— start Dataset section —

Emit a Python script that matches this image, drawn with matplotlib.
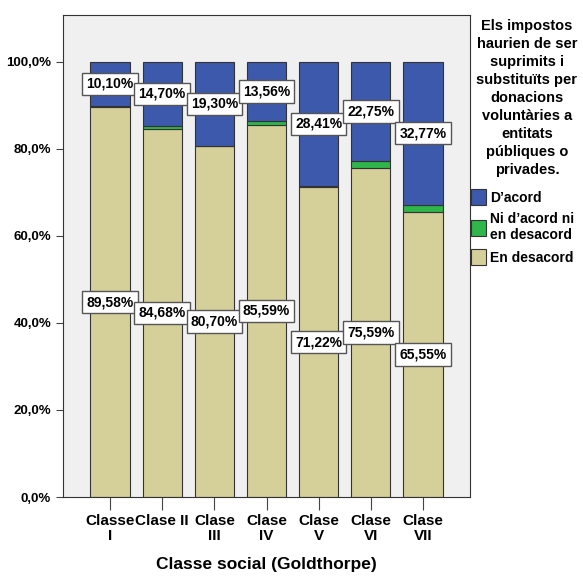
import numpy as np
import matplotlib.pyplot as plt

plt.rcParams['font.family'] = ['Liberation Sans', 'DejaVu Sans']

classes = ["Classe\nI", "Clase II", "Clase\nIII", "Clase\nIV", "Clase\nV", "Clase\nVI", "Clase\nVII"]
en_desacord = [89.58, 84.68, 80.70, 85.59, 71.22, 75.59, 65.55]
ni_acord = [0.32, 0.62, 0.00, 0.85, 0.37, 1.66, 1.68]
d_acord = [10.10, 14.70, 19.30, 13.56, 28.41, 22.75, 32.77]

col_blue = '#3d59ab'
col_green = '#2fb64a'
col_tan = '#d5d09a'

fig = plt.figure(figsize=(5.83, 5.77), dpi=100)
ax = fig.add_axes([63 / 583, 80 / 577, 407 / 583, 482 / 577])
ax.set_facecolor('#f0f0f0')

x = np.arange(len(classes))
w = 0.75
edge = dict(edgecolor='#333333', linewidth=0.8)
b1 = ax.bar(x, en_desacord, w, color=col_tan, label='En desacord', **edge)
bottom2 = np.array(en_desacord)
b2 = ax.bar(x, ni_acord, w, bottom=bottom2, color=col_green, label="Ni d\u2019acord ni\nen desacord", **edge)
bottom3 = bottom2 + np.array(ni_acord)
b3 = ax.bar(x, d_acord, w, bottom=bottom3, color=col_blue, label="D\u2019acord", **edge)

box = dict(boxstyle='square,pad=0.3', fc='white', ec='#555555', lw=1)
for i in range(len(classes)):
    ax.text(x[i], en_desacord[i] / 2, f"{en_desacord[i]:.2f}%".replace('.', ','),
            ha='center', va='center', fontsize=10, fontweight='bold', bbox=box)
    ax.text(x[i], bottom3[i] + d_acord[i] / 2, f"{d_acord[i]:.2f}%".replace('.', ','),
            ha='center', va='center', fontsize=10, fontweight='bold', bbox=box)

ax.set_xlim(-0.9, 6.9)
ax.set_ylim(0, 110.8)
ax.set_yticks([0, 20, 40, 60, 80, 100])
ax.set_yticklabels(["0,0%", "20,0%", "40,0%", "60,0%", "80,0%", "100,0%"],
                   fontsize=9.5, fontweight='bold')
ax.set_xticks(x)
ax.set_xticklabels(classes, fontsize=11, fontweight='bold', linespacing=1.1)
ax.tick_params(axis='x', length=9, color='#444444', pad=3)
ax.tick_params(axis='y', length=5, color='#444444')
for s in ax.spines.values():
    s.set_color('#333333')
ax.set_xlabel("Classe social (Goldthorpe)", fontsize=12.5, fontweight='bold', labelpad=10)

fig.text(527 / 583, 1 - 19 / 577,
         "Els impostos\nhaurien de ser\nsuprimits i\nsubstituïts per\ndonacions\nvoluntàries a\nentitats\npúbliques o\nprivades.",
         ha='center', va='top', fontsize=10.5, fontweight='bold', linespacing=1.36)

leg = fig.legend(handles=[b3, b2, b1], loc='upper left', bbox_to_anchor=(471 / 583, 1 - 189 / 577),
                 frameon=False, fontsize=10, handlelength=1.1, handleheight=1.4,
                 handletextpad=0.25, labelspacing=0.5, borderaxespad=0, borderpad=0)
for t in leg.get_texts():
    t.set_fontweight('bold')

plt.savefig("out.png", dpi=100)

— end Dataset section —

# [The request]
Quote the listing above in full, except for the pictures.

# [Worked solution]
Emit a Python script that matches this image, drawn with matplotlib.
import numpy as np
import matplotlib.pyplot as plt

plt.rcParams['font.family'] = ['Liberation Sans', 'DejaVu Sans']

classes = ["Classe\nI", "Clase II", "Clase\nIII", "Clase\nIV", "Clase\nV", "Clase\nVI", "Clase\nVII"]
en_desacord = [89.58, 84.68, 80.70, 85.59, 71.22, 75.59, 65.55]
ni_acord = [0.32, 0.62, 0.00, 0.85, 0.37, 1.66, 1.68]
d_acord = [10.10, 14.70, 19.30, 13.56, 28.41, 22.75, 32.77]

col_blue = '#3d59ab'
col_green = '#2fb64a'
col_tan = '#d5d09a'

fig = plt.figure(figsize=(5.83, 5.77), dpi=100)
ax = fig.add_axes([63 / 583, 80 / 577, 407 / 583, 482 / 577])
ax.set_facecolor('#f0f0f0')

x = np.arange(len(classes))
w = 0.75
edge = dict(edgecolor='#333333', linewidth=0.8)
b1 = ax.bar(x, en_desacord, w, color=col_tan, label='En desacord', **edge)
bottom2 = np.array(en_desacord)
b2 = ax.bar(x, ni_acord, w, bottom=bottom2, color=col_green, label="Ni d\u2019acord ni\nen desacord", **edge)
bottom3 = bottom2 + np.array(ni_acord)
b3 = ax.bar(x, d_acord, w, bottom=bottom3, color=col_blue, label="D\u2019acord", **edge)

box = dict(boxstyle='square,pad=0.3', fc='white', ec='#555555', lw=1)
for i in range(len(classes)):
    ax.text(x[i], en_desacord[i] / 2, f"{en_desacord[i]:.2f}%".replace('.', ','),
            ha='center', va='center', fontsize=10, fontweight='bold', bbox=box)
    ax.text(x[i], bottom3[i] + d_acord[i] / 2, f"{d_acord[i]:.2f}%".replace('.', ','),
            ha='center', va='center', fontsize=10, fontweight='bold', bbox=box)

ax.set_xlim(-0.9, 6.9)
ax.set_ylim(0, 110.8)
ax.set_yticks([0, 20, 40, 60, 80, 100])
ax.set_yticklabels(["0,0%", "20,0%", "40,0%", "60,0%", "80,0%", "100,0%"],
                   fontsize=9.5, fontweight='bold')
ax.set_xticks(x)
ax.set_xticklabels(classes, fontsize=11, fontweight='bold', linespacing=1.1)
ax.tick_params(axis='x', length=9, color='#444444', pad=3)
ax.tick_params(axis='y', length=5, color='#444444')
for s in ax.spines.values():
    s.set_color('#333333')
ax.set_xlabel("Classe social (Goldthorpe)", fontsize=12.5, fontweight='bold', labelpad=10)

fig.text(527 / 583, 1 - 19 / 577,
         "Els impostos\nhaurien de ser\nsuprimits i\nsubstituïts per\ndonacions\nvoluntàries a\nentitats\npúbliques o\nprivades.",
         ha='center', va='top', fontsize=10.5, fontweight='bold', linespacing=1.36)

leg = fig.legend(handles=[b3, b2, b1], loc='upper left', bbox_to_anchor=(471 / 583, 1 - 189 / 577),
                 frameon=False, fontsize=10, handlelength=1.1, handleheight=1.4,
                 handletextpad=0.25, labelspacing=0.5, borderaxespad=0, borderpad=0)
for t in leg.get_texts():
    t.set_fontweight('bold')

plt.savefig("out.png", dpi=100)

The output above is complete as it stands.